It was raining lightly in the morning but it cleared by 9am and we cast off at 10am for our trip across Icy Strait to check into Bartlett cove in Glacier Bay.
We raised the sails in light NW winds and made our way to Bartlett Cove. As we approached cove a weather warning came across channel 16. A line of thunder storms squalls with lightening and gusts of 40 knots was heading our way in the next 30 minutes. We dropped the sails and made our way to the dock. Just in time. We had just tied up and we watched the squall line come in with heavy rain and gusts to 37 knots pinned us to the dock. It was all over in a few minutes and then the sun came out again. We checked in to the park, had our park orientation, a brief video with warnings about approaching whales other regulations and no-go zones in the park. I was a bit disappointed with the rangers, they did not seem to be that knowledgeable about the park and one admitted that they had not been in much of the waters so could not comment on where to go.

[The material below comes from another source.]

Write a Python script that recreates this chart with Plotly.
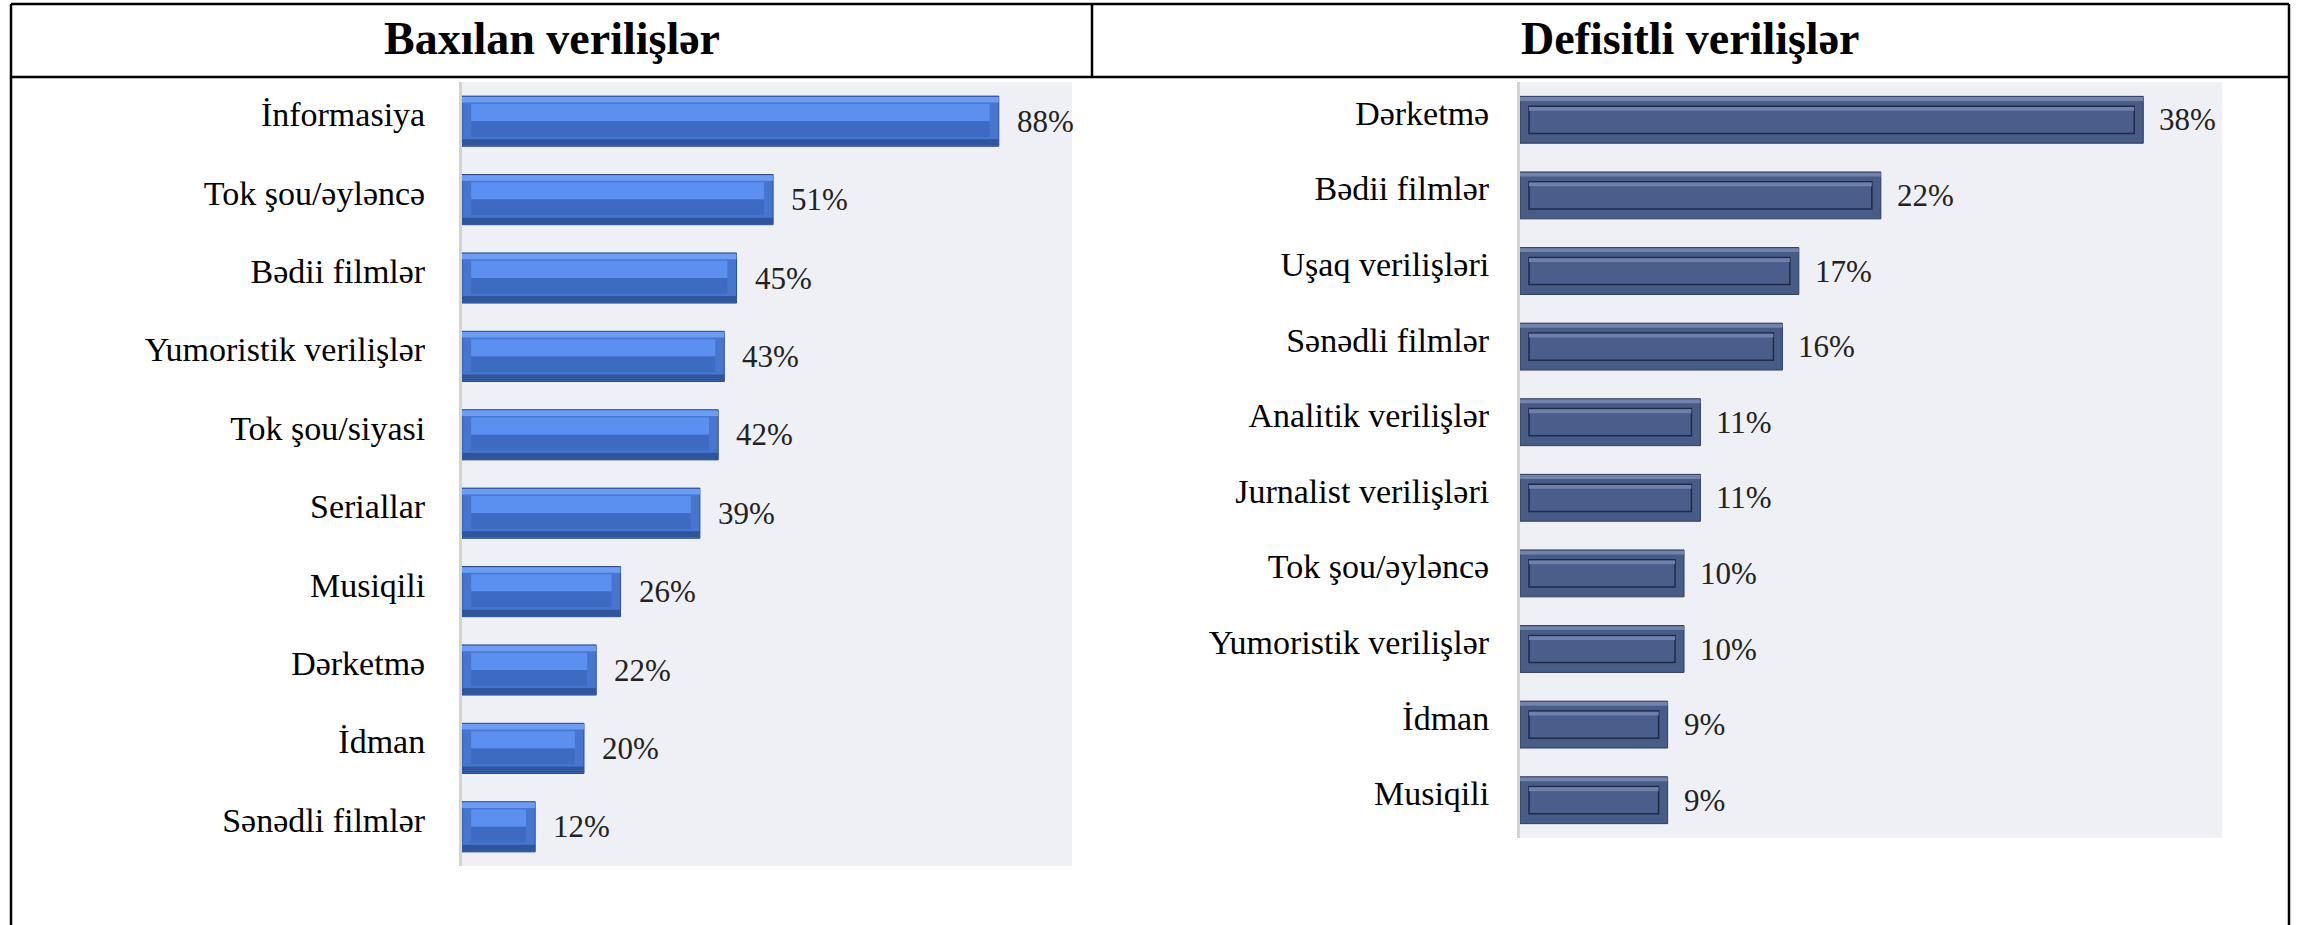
import plotly.graph_objects as go

# ---------------- data ----------------
left_title = "Baxılan verilişlər"
left_cats = ["İnformasiya", "Tok şou/əyləncə", "Bədii filmlər", "Yumoristik verilişlər",
             "Tok şou/siyasi", "Seriallar", "Musiqili", "Dərketmə", "İdman", "Sənədli filmlər"]
left_vals = [88, 51, 45, 43, 42, 39, 26, 22, 20, 12]

right_title = "Defisitli verilişlər"
right_cats = ["Dərketmə", "Bədii filmlər", "Uşaq verilişləri", "Sənədli filmlər",
              "Analitik verilişlər", "Jurnalist verilişləri", "Tok şou/əyləncə",
              "Yumoristik verilişlər", "İdman", "Musiqili"]
right_vals = [38, 22, 17, 16, 11, 11, 10, 10, 9, 9]

W, H = 2298, 925
FONT = "Liberation Serif"


def px_x(p):
    return p / W


def px_y(p):
    return 1 - p / H


fig = go.Figure()

# ---------------- left chart (blue bevelled bars) ----------------
L_IN = 1.5  # horizontal inset of bevel face, in data units
lx, ly = "x", "y"
fig.add_trace(go.Bar(y=left_cats, x=left_vals, orientation="h", width=0.64, offset=-0.32,
                     marker=dict(color="#4676CF", line=dict(color="#2B4E92", width=1)),
                     xaxis=lx, yaxis=ly, hoverinfo="skip", showlegend=False))
fig.add_trace(go.Bar(y=left_cats, x=left_vals, orientation="h", width=0.07, offset=-0.31,
                     marker=dict(color="#6C9DF3", line=dict(width=0)),
                     xaxis=lx, yaxis=ly, hoverinfo="skip", showlegend=False))
fig.add_trace(go.Bar(y=left_cats, x=[v - 2 * L_IN for v in left_vals], base=L_IN,
                     orientation="h", width=0.22, offset=-0.22,
                     marker=dict(color="#5B90F0", line=dict(width=0)),
                     xaxis=lx, yaxis=ly, hoverinfo="skip", showlegend=False))
fig.add_trace(go.Bar(y=left_cats, x=[v - 2 * L_IN for v in left_vals], base=L_IN,
                     orientation="h", width=0.2, offset=0.0,
                     marker=dict(color="#3E6BC2", line=dict(width=0)),
                     xaxis=lx, yaxis=ly, hoverinfo="skip", showlegend=False))
fig.add_trace(go.Bar(y=left_cats, x=left_vals, orientation="h", width=0.08, offset=0.23,
                     marker=dict(color="#2F569C", line=dict(width=0)),
                     xaxis=lx, yaxis=ly, hoverinfo="skip", showlegend=False))

# ---------------- right chart (slate bevelled bars) ----------------
R_IN = 0.55
rx, ry = "x2", "y2"
fig.add_trace(go.Bar(y=right_cats, x=right_vals, orientation="h", width=0.62, offset=-0.31,
                     marker=dict(color="#485C88", line=dict(color="#2F3D5F", width=1)),
                     xaxis=rx, yaxis=ry, hoverinfo="skip", showlegend=False))
fig.add_trace(go.Bar(y=right_cats, x=right_vals, orientation="h", width=0.05, offset=-0.30,
                     marker=dict(color="#7283AC", line=dict(width=0)),
                     xaxis=rx, yaxis=ry, hoverinfo="skip", showlegend=False))
fig.add_trace(go.Bar(y=right_cats, x=[v - 2 * R_IN for v in right_vals], base=R_IN,
                     orientation="h", width=0.36, offset=-0.18,
                     marker=dict(color="#4A5E8B", line=dict(color="#1F2A44", width=1.5)),
                     xaxis=rx, yaxis=ry, hoverinfo="skip", showlegend=False))
fig.add_trace(go.Bar(y=right_cats, x=[v - 2 * R_IN for v in right_vals], base=R_IN,
                     orientation="h", width=0.05, offset=-0.17,
                     marker=dict(color="#6F81AB", line=dict(width=0)),
                     xaxis=rx, yaxis=ry, hoverinfo="skip", showlegend=False))

# ---------------- value labels ----------------
annotations = []
for c, v in zip(left_cats, left_vals):
    annotations.append(dict(x=v, y=c, xref="x", yref="y", text=f"{v}%", showarrow=False,
                            xanchor="left", yanchor="middle", xshift=16, yshift=0,
                            font=dict(family=FONT, size=31, color="#222222")))
for c, v in zip(right_cats, right_vals):
    annotations.append(dict(x=v, y=c, xref="x2", yref="y2", text=f"{v}%", showarrow=False,
                            xanchor="left", yanchor="middle", xshift=14, yshift=0,
                            font=dict(family=FONT, size=31, color="#222222")))

# titles
annotations.append(dict(x=px_x(552), y=px_y(38), xref="paper", yref="paper", text=f"<b>{left_title}</b>",
                        showarrow=False, xanchor="center", yanchor="middle",
                        font=dict(family=FONT, size=46, color="black")))
annotations.append(dict(x=px_x(1690), y=px_y(38), xref="paper", yref="paper", text=f"<b>{right_title}</b>",
                        showarrow=False, xanchor="center", yanchor="middle",
                        font=dict(family=FONT, size=46, color="black")))

# ---------------- table borders ----------------
shapes = []
lw = 2.5
shapes.append(dict(type="line", xref="paper", yref="paper", x0=px_x(11), x1=px_x(2289), y0=px_y(4), y1=px_y(4),
                   line=dict(color="black", width=lw)))
shapes.append(dict(type="line", xref="paper", yref="paper", x0=px_x(11), x1=px_x(2289), y0=px_y(77), y1=px_y(77),
                   line=dict(color="black", width=lw)))
shapes.append(dict(type="line", xref="paper", yref="paper", x0=px_x(11), x1=px_x(11), y0=px_y(4), y1=0,
                   line=dict(color="black", width=lw)))
shapes.append(dict(type="line", xref="paper", yref="paper", x0=px_x(2289), x1=px_x(2289), y0=px_y(4), y1=0,
                   line=dict(color="black", width=lw)))
shapes.append(dict(type="line", xref="paper", yref="paper", x0=px_x(1092), x1=px_x(1092), y0=px_y(4), y1=px_y(77),
                   line=dict(color="black", width=lw)))

PLOT_BG = "#EEF0F6"
shapes.append(dict(type="rect", xref="paper", yref="paper", layer="below",
                   x0=px_x(462), x1=px_x(1072), y0=px_y(866), y1=px_y(82),
                   fillcolor=PLOT_BG, line=dict(width=0)))
shapes.append(dict(type="rect", xref="paper", yref="paper", layer="below",
                   x0=px_x(1520), x1=px_x(2222), y0=px_y(838), y1=px_y(82),
                   fillcolor=PLOT_BG, line=dict(width=0)))

axis_common_x = dict(showgrid=False, zeroline=False, showline=False, showticklabels=False, ticks="",
                     fixedrange=True)
axis_common_y = dict(type="category", showgrid=False, zeroline=False, showline=True,
                     linecolor="#D3D3D3", linewidth=3, ticks="", ticklabelshift=7,
                     tickfont=dict(family=FONT, size=34, color="black"), fixedrange=True)

fig.update_layout(
    width=W, height=H,
    margin=dict(l=0, r=0, t=0, b=0),
    paper_bgcolor="white",
    plot_bgcolor="rgba(0,0,0,0)",
    barmode="overlay",
    xaxis=dict(domain=[px_x(462), px_x(1072)], range=[0, 100], anchor="y", **axis_common_x),
    yaxis=dict(domain=[px_y(866), px_y(82)], range=[9.5, -0.5], anchor="x",
               categoryorder="array", categoryarray=left_cats, ticklabelstandoff=27,
               **axis_common_y),
    xaxis2=dict(domain=[px_x(1520), px_x(2222)], range=[0, 42.8], anchor="y2", **axis_common_x),
    yaxis2=dict(domain=[px_y(838), px_y(82)], range=[9.5, -0.5], anchor="x2",
                categoryorder="array", categoryarray=right_cats, ticklabelstandoff=21,
                **axis_common_y),
    annotations=annotations,
    shapes=shapes,
    font=dict(family=FONT),
)

fig.write_html("out.html", config={"displayModeBar": False},
               post_script="document.body.style.margin='0px';document.body.style.overflow='hidden';")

|Steve and Ben doing their morning exercise...|
Glacier bay national park limits boats entering the park. At present only 25 pleasure boats and 2 cruise ships are allowed in this park which is about 60 miles long and about 20 miles wide (approx). A permit is required to enter the park which I had applied for whilst in Port Mc Neill on Vancouver island in April. Once we completed the course we headed off to Berg bay on the western side of the park. Just on the outside of the bay we spotted a humpback whale breaching a couple of miles away and inside the sheltered waters of the bay many sea otters, much larger than others we have seen, floated about on their backs eating or just chillin about. As we had the bay to ourselves we decided to stay another day and explore the area in the kayaks.